The simplicity of this “job scheduling” parallel usage model was always in the back of my mind as I started the Epiphany and later the Parallella project. Wouldn’t it be nice if there was a utility that allowed for programmers to easily take advantage of massive parallelism to scale out performance for low-hanging-fruit problems that are “embarrassingly parallel”?
During the summer I worked with our summer interns to put together a simple job scheduling demo. Well…to be honest, it was more like me sketching some half baked ideas on the board and then swiftly abandoning them for a much needed one week vacation. When I came back, the students had a basic version working and it only took one more week of work (under the guidance of Yaniv) to produce the demo you see in the video! Certainly, the outcome is mostly a testament to the hard work and talent of our interns but in some small way it also demonstrates the power and ease of use of the Epiphany and Parallella platforms.
The key Parallella platform features that enabled this project include:
- Well documented Epiphany features allowing for monitor and scheduling of programs at each core.
- The ability to run completely independent programs on each Epiphany core.
- Low latency communication between the ARM processor and the Epiphany coprocessor.
- A stable Linux distribution that runs on a very capable dual core ARM A9 processor.
The video demo in this post shows multiple independent applications running on the dual core ARM processor, with small independent kernel tasks being launched to different Epiphany cores based on availability.

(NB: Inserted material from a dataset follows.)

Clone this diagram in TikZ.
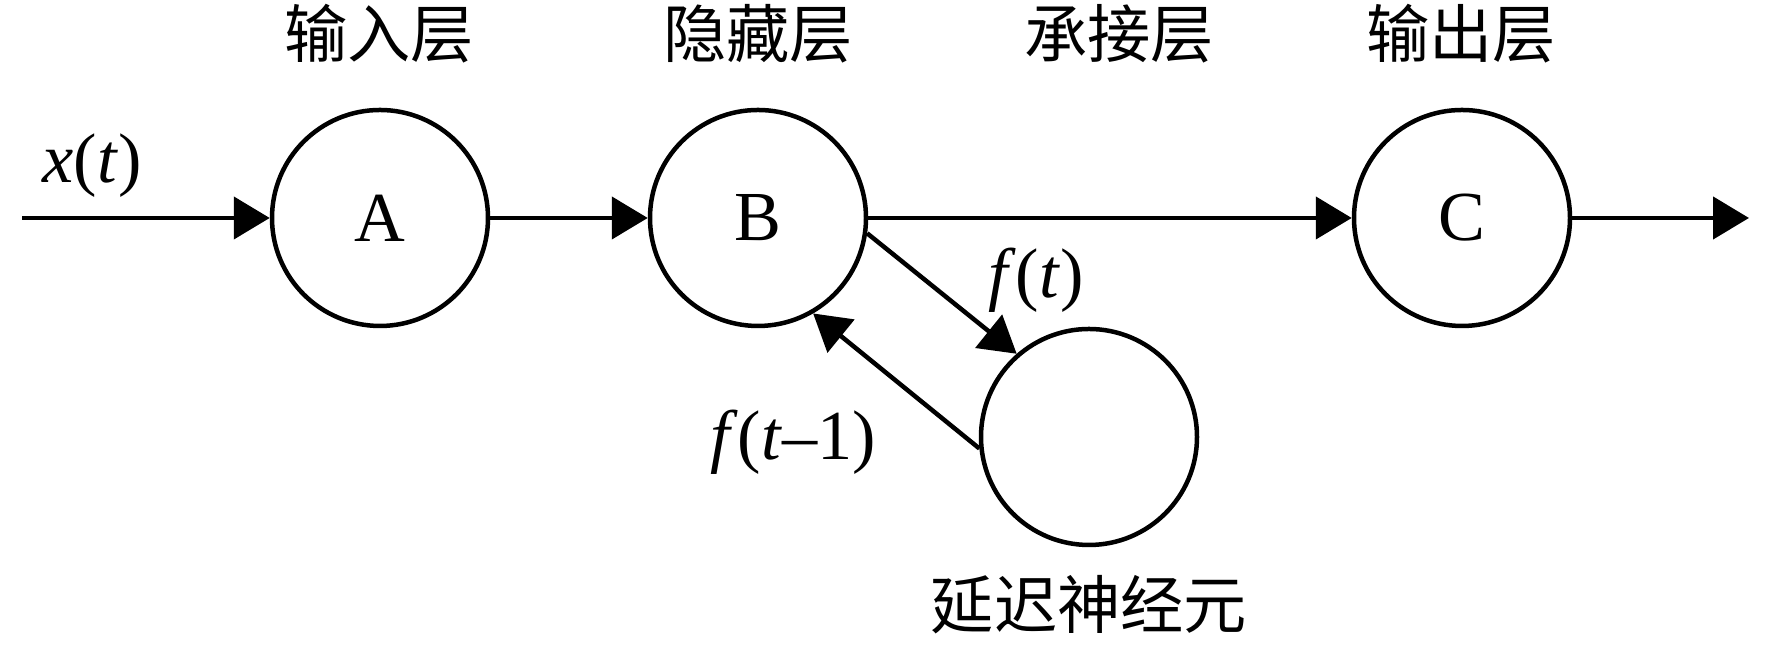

The Epiphany resource manager (“ERM”) runs in the background and continuously monitors the Epiphany network traffic and core workload, displaying the Epiphany status through a simple java based app.
The full project source code for the demo can be found on github:
Perhaps the most amazing part of the story is that our interns didn’t even know C before they started at Adapteva six weeks earlier!
(from left to right: Xin Mao, Wenlin Song, and Kevin Cheng)
I am confident that stories like this will play out time after time across the globe over the coming year once thousands of Parallella boards reach developers’ hands. Put an open platform in the hands of clever hard working developers, and magic happens!